Da risa, porque preocuparse por no ser etiquetados de violadores o maltratadores en lugar de enfadarse con los que violan y asesinan y hacer lo imposible por erradicar el machismo demuestra hasta qué punto existe una identidad masculina compartida. Las políticas de la identidad no son nuevas, lo que ocurre es que lo que creíamos que era el estado natural de las cosas ha resultado ser la mayor política de identidad de la historia.
Otra muestra de la infantilización masculina vinculada al privilegio es el nuevo anuncio de Gillette. Muchos señores se han ofendido porque una marca de cuchillas les dice que ser un caraculo no está bien. Si bien estoy muy a favor de hacer enfadar a señores carcas, como escribe Sirena Bergman en The Independent, el anuncio no es muy innovador. Gillette aplaude a los hombres que no agreden a otros hombres y que no asedian a mujeres, como si necesitaran una medalla por respetar las normas básicas de convivencia. Nos lo venden como la mejor versión del hombre. ¿Os imagináis una campaña antirracista que dijera "La mejor versión de un blanco, lo que hace que sea capaz de trascender sus límites, es tratar mejor a los negros?". Pensaríamos que nos hemos vuelto todos imbéciles, ¿verdad?
Bergman sugiere que quizás sería más subversivo que la empresa que comercializa las Gillettes dejara de producir cuchillas para hombres y para mujeres, como si fueran dos productos completamente diferentes. Quizás en diez años podremos hacer un anuncio en que se explique a los hombres (no trans) que considerar productos como cuchillas, desodorantes o cremas corporales como unisex, y utilizarlos, no hará que los cojones se les caigan al suelo y su cuerpo empiece a generar estrógenos en abundancia. ¿Recordáis el trauma que tuvimos cuando Twitter cambió la estrellita por un corazón?
El anuncio de Gillette es también un síntoma de una tendencia bastante extendida dentro de la concepción popular de las nuevas masculinidades: la idea de que ser un hombre nuevo les aportará más prestigio social. Lo de que los hombres feministas follan mejor (y más). O la creencia de que un buen padre es el que cuida mínimamente a su prole, algo que se da por supuesto en cualquier madre. Así se convierte el altruismo en egoísmo, porque el receptor de los beneficios de las acciones no es la otra, sino quien las hace.

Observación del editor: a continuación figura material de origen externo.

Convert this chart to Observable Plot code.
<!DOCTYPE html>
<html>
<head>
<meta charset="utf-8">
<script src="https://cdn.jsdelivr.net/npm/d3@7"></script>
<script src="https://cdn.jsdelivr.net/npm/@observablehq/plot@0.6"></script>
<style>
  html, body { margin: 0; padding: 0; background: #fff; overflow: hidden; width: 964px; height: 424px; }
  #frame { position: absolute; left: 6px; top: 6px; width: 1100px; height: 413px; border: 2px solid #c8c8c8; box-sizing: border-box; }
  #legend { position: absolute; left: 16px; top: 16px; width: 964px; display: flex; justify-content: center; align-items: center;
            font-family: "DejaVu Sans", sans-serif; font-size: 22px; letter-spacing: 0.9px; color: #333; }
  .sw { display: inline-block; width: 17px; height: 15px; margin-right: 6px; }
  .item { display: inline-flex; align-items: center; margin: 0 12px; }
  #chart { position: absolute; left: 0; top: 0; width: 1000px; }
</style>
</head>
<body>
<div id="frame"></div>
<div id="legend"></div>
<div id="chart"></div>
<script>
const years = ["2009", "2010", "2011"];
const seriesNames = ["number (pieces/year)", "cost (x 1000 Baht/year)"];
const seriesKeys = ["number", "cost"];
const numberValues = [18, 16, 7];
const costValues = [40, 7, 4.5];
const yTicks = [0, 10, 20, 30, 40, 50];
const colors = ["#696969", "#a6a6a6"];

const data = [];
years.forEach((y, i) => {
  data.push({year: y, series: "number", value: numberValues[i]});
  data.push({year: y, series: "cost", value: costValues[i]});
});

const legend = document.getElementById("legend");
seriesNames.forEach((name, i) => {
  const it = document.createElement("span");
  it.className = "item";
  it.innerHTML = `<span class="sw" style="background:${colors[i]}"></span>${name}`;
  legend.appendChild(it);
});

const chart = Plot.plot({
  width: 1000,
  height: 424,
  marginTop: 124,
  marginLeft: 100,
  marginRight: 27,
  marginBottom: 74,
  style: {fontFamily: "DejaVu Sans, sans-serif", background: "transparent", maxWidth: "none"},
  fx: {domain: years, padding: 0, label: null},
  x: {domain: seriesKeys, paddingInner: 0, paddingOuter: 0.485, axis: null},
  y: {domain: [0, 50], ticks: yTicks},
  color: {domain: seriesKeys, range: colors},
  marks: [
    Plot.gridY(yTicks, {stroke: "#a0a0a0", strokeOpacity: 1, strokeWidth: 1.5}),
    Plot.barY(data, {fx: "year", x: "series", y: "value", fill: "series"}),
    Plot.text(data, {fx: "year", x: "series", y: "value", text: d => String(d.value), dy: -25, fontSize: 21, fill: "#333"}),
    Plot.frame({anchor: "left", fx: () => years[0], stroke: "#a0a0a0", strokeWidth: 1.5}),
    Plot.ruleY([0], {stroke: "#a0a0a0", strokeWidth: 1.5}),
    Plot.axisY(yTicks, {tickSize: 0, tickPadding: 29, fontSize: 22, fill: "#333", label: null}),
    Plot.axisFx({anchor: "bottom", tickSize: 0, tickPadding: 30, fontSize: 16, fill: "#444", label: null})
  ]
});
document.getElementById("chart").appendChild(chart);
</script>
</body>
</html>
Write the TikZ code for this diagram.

Con todo esto no quiero decir que los hombres sigan siendo un grupo de niños grandes y caraduras porque hagan lo que hagan estará mal y nos moriremos todos igual. Digo que, cuando se quieran renovar, piensen que lo hacen porque es una mejora para la convivencia, no para su estatus. El sexismo es como una hidra de dos cabezas: la marginación de la mujer y el privilegio del hombre. Mientras no seguemos las dos, el monstruo persistirá.